The leadership skill most leaders miss

The strongest relationships in my life, at home and at work, usually began the same way. Someone felt truly heard. Not managed. Not coached too quickly. Not corrected before they finished the sentence.
That’s why I see listening as one of the most underrated leadership skills. Real listening builds trust without force. It lowers defensiveness. It helps people say what they actually mean, not just what feels safe to say. To me, this isn’t passive silence or polite nodding. It’s active, respectful attention. In a distracted world, I think of that attention as a discipline, much like Stoic focus as a leadership superpower.
What real listening looks like when I lead
When I’m listening well, I’m fully there. I’m not writing my reply in my head. I’m not waiting for my turn to speak. I’m paying attention to words, tone, pace, and what seems hard to say.
Real leadership listening is simple, but not easy. I stay present, ask a thoughtful question, and reflect back what matters before I offer advice. That sounds basic. Still, most bad conversations break down because someone interrupts, rushes to fix, or listens only for agreement.
Listening is not the same as staying quiet
Silence alone doesn’t make people feel heard. I can say nothing and still look impatient, distracted, or checked out.
Active listening has signals people can feel. I make eye contact. I ask follow-up questions. I give a short summary like, “It sounds like the deadline isn’t the main issue, it’s the lack of support.” Those small moves tell the other person, “I’m with you.”
People trust me more when they do not feel judged
People open up when they sense curiosity instead of correction. That’s true with a direct report, a spouse, a customer, or a friend.
The moment I stop acting like I need to win the conversation, the conversation usually gets better. People share more. They defend less. Over time, that creates emotional safety, and emotional safety leads to better thinking and better decisions.
Why listening builds trust faster than authority ever can
Authority can get compliance. It can make people nod, move, and fall in line. But it rarely gives me the full truth.
Listening does something different. It creates buy-in. It shows respect. It tells people they matter before results enter the room. I’ve seen this in team meetings, in hard customer calls, and in family conflict. When people feel heard, they stop bracing for impact.
Authority can win a quick yes. Listening earns an honest answer.
When people feel heard, they share the real issue
Most problems arrive wearing a disguise. A missed deadline may hide confusion. A tense meeting may hide fear. A “small” complaint from a customer may really be about broken trust.
If I listen only to the surface, I solve the wrong problem. When I slow down, I hear what’s underneath. That’s where better leadership starts.
Good listening helps other people think better
I used to think strong leadership meant having the best answer fast. Now I think it often means asking the best question, then giving the answer time to appear.
People often think out loud. They need room to sort through the mess. When I ask, “What feels hardest here?” or “What outcome matters most to you?” I help them clarify their own thinking. That builds ownership, not dependence.
The habits that quietly ruin listening
Listening doesn’t usually fail because I’m a bad person. It fails because I’m rushed, distracted, stressed, or too attached to being right.

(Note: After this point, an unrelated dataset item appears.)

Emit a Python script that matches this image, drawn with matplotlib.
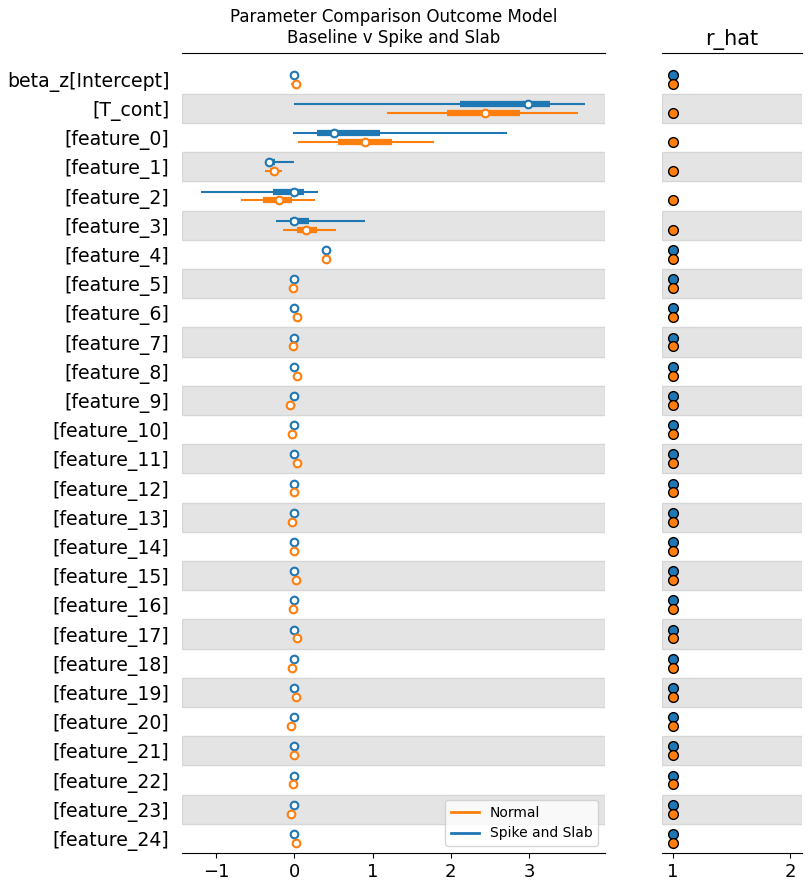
import numpy as np
import matplotlib.pyplot as plt

labels = ["beta_z[Intercept]", "[T_cont]"] + ["[feature_%d]" % i for i in range(25)]

# Spike and Slab: median, hdi 94% (lo, hi), iqr-ish (lo, hi)
ss_med = [0.00, 2.99, 0.51, -0.32, 0.00, 0.00, 0.40] + [0.0] * 20
ss_lo = [0.00, 0.00, -0.01, -0.35, -1.19, -0.23, 0.40] + [0.0] * 20
ss_hi = [0.00, 3.71, 2.72, 0.00, 0.30, 0.90, 0.40] + [0.0] * 20
ss_qlo = [0.00, 2.12, 0.29, -0.35, -0.27, -0.06, 0.40] + [0.0] * 20
ss_qhi = [0.00, 3.27, 1.10, -0.24, 0.12, 0.19, 0.40] + [0.0] * 20

# Normal
n_med = [0.02, 2.44, 0.90, -0.26, -0.20, 0.15, 0.41,
         -0.01, 0.04, -0.01, 0.04, -0.05, -0.03, 0.03, 0.00, -0.03, 0.00,
         0.02, -0.01, 0.03, -0.03, 0.02, -0.04, 0.00, -0.01, -0.04, 0.02]
n_lo = [-0.04, 1.19, 0.05, -0.37, -0.68, -0.15, 0.35,
        -0.07, 0.01, -0.05, 0.01, -0.09, -0.07, 0.00, -0.03, -0.07, -0.03,
        -0.02, -0.06, -0.01, -0.07, -0.02, -0.09, -0.04, -0.05, -0.09, -0.02]
n_hi = [0.07, 3.62, 1.78, -0.16, 0.26, 0.53, 0.42,
        0.01, 0.07, 0.02, 0.07, -0.02, 0.00, 0.07, 0.03, 0.00, 0.03,
        0.05, 0.02, 0.07, 0.00, 0.07, -0.01, 0.03, 0.02, -0.01, 0.05]
n_qlo = [0.00, 1.95, 0.56, -0.31, -0.40, 0.03, 0.39,
         -0.03, 0.03, -0.03, 0.03, -0.07, -0.05, 0.02, -0.01, -0.05, -0.01,
         0.00, -0.03, 0.01, -0.05, 0.00, -0.06, -0.02, -0.03, -0.06, 0.00]
n_qhi = [0.04, 2.89, 1.25, -0.21, -0.03, 0.29, 0.41,
         0.00, 0.05, 0.00, 0.05, -0.04, -0.02, 0.05, 0.01, -0.02, 0.01,
         0.03, 0.00, 0.05, -0.02, 0.04, -0.03, 0.01, 0.00, -0.03, 0.03]

ss_rhat = [1.0, np.nan, np.nan, np.nan, np.nan, np.nan] + [1.0] * 21
n_rhat = [1.0] * 27

blue = "#1f77b4"
orange = "#ff7f0e"
n = len(labels)
ys = np.arange(n)[::-1]

fig = plt.figure(figsize=(8.12, 8.93), dpi=100)
ax = fig.add_axes([182 / 812, 1 - 853 / 893, 423 / 812, 800 / 893])
ax2 = fig.add_axes([662 / 812, 1 - 853 / 893, 140 / 812, 800 / 893])

for a in (ax, ax2):
    for i, y in enumerate(ys):
        if i % 2 == 1:
            a.axhspan(y - 0.5, y + 0.5, facecolor="#e4e4e4", edgecolor="#d6d6d6", lw=1, zorder=0)
    a.set_ylim(-0.5, n - 0.1)
    for s in ("left", "right"):
        a.spines[s].set_visible(False)
    a.tick_params(axis="x", labelsize=13)

off = 0.15
for med, lo, hi, qlo, qhi, c, dy in [
    (ss_med, ss_lo, ss_hi, ss_qlo, ss_qhi, blue, off),
    (n_med, n_lo, n_hi, n_qlo, n_qhi, orange, -off),
]:
    for i, y in enumerate(ys):
        ax.plot([lo[i], hi[i]], [y + dy, y + dy], color=c, lw=1.5, solid_capstyle="butt", zorder=2)
        ax.plot([qlo[i], qhi[i]], [y + dy, y + dy], color=c, lw=4.5, solid_capstyle="butt", zorder=3)
        ax.plot(med[i], y + dy, "o", mfc="white", mec=c, ms=5.5, mew=1.5, zorder=4)

ax.plot([], [], color=orange, lw=2, label="Normal")
ax.plot([], [], color=blue, lw=2, label="Spike and Slab")
ax.legend(loc="lower right", fontsize=10)

ax.set_xlim(-1.434, 3.97)
ax.set_xticks([-1, 0, 1, 2, 3])
ax.set_yticks(ys)
ax.set_yticklabels(labels, fontsize=13.6)
ax.tick_params(axis="y", length=0, pad=9)
ax.set_title("Parameter Comparison Outcome Model\nBaseline v Spike and Slab", fontsize=12, pad=7)

ax2.plot(ss_rhat, ys + off, "o", color=blue, mec="black", ms=7, mew=1, zorder=3)
ax2.plot(n_rhat, ys - off, "o", color=orange, mec="black", ms=7, mew=1, zorder=3)
ax2.set_xlim(0.906, 2.10)
ax2.set_xticks([1, 2])
ax2.set_yticks([])
ax2.set_title("r_hat", fontsize=15)

fig.savefig("out.png", dpi=100)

Trying to fix everything too soon
Quick advice can feel helpful to me and dismissive to someone else. I may think I’m saving time. They may feel like I skipped over what matters.
So I try to slow down before I solve. A few extra minutes of listening often reveal a better answer than my first instinct ever would.
Listening only for what supports my view
This habit is easy to miss because it feels like confidence. In truth, it’s a blind spot. If I only hear what matches my view, I miss warning signs, fresh ideas, and honest pushback.
Strong leaders don’t just want agreement. We need reality, even when it stings.
Letting stress shrink my attention
Stress narrows my focus. Time pressure, phones, mental overload, and back-to-back meetings all make me hear less than I think I do.
That’s why calm attention has to be trained. It won’t just show up on busy days. I come back often to the Stoic pause between stimulus and response, because that pause helps me control my response instead of reacting on autopilot.
Simple ways I can become a better listener starting today
Getting better at listening doesn’t require a new personality. It requires a few repeatable habits.

Ask one more question before I give an answer
This one change helps me more than almost anything else. Before I respond, I ask one more question.
It might be, “What am I missing?” It might be, “What feels hardest?” Or, “What outcome matters most to you?” One extra question often turns a shallow exchange into a real conversation.
Reflect back what I heard in a short sentence
A short summary prevents confusion and builds respect. I don’t need a speech. I just need accuracy.
I say things like, “What I’m hearing is that you’re not blocked by the work, you’re blocked by mixed priorities.” That gives the other person a chance to confirm or correct me. Either way, we get clearer.
Leave space, even when the pause feels awkward
Some of the most important things people say come a few seconds after I stop talking. If I rush to fill every pause, I cut off the truth right before it arrives.
So I leave room. I let the silence do some work. A pause can feel uncomfortable, but it often opens the door to honesty.
Listening isn’t soft leadership. It’s strong leadership. People may forget some of my advice, but they rarely forget how I made them feel in a conversation. So I try to slow down, ask a better question, and truly hear what comes next.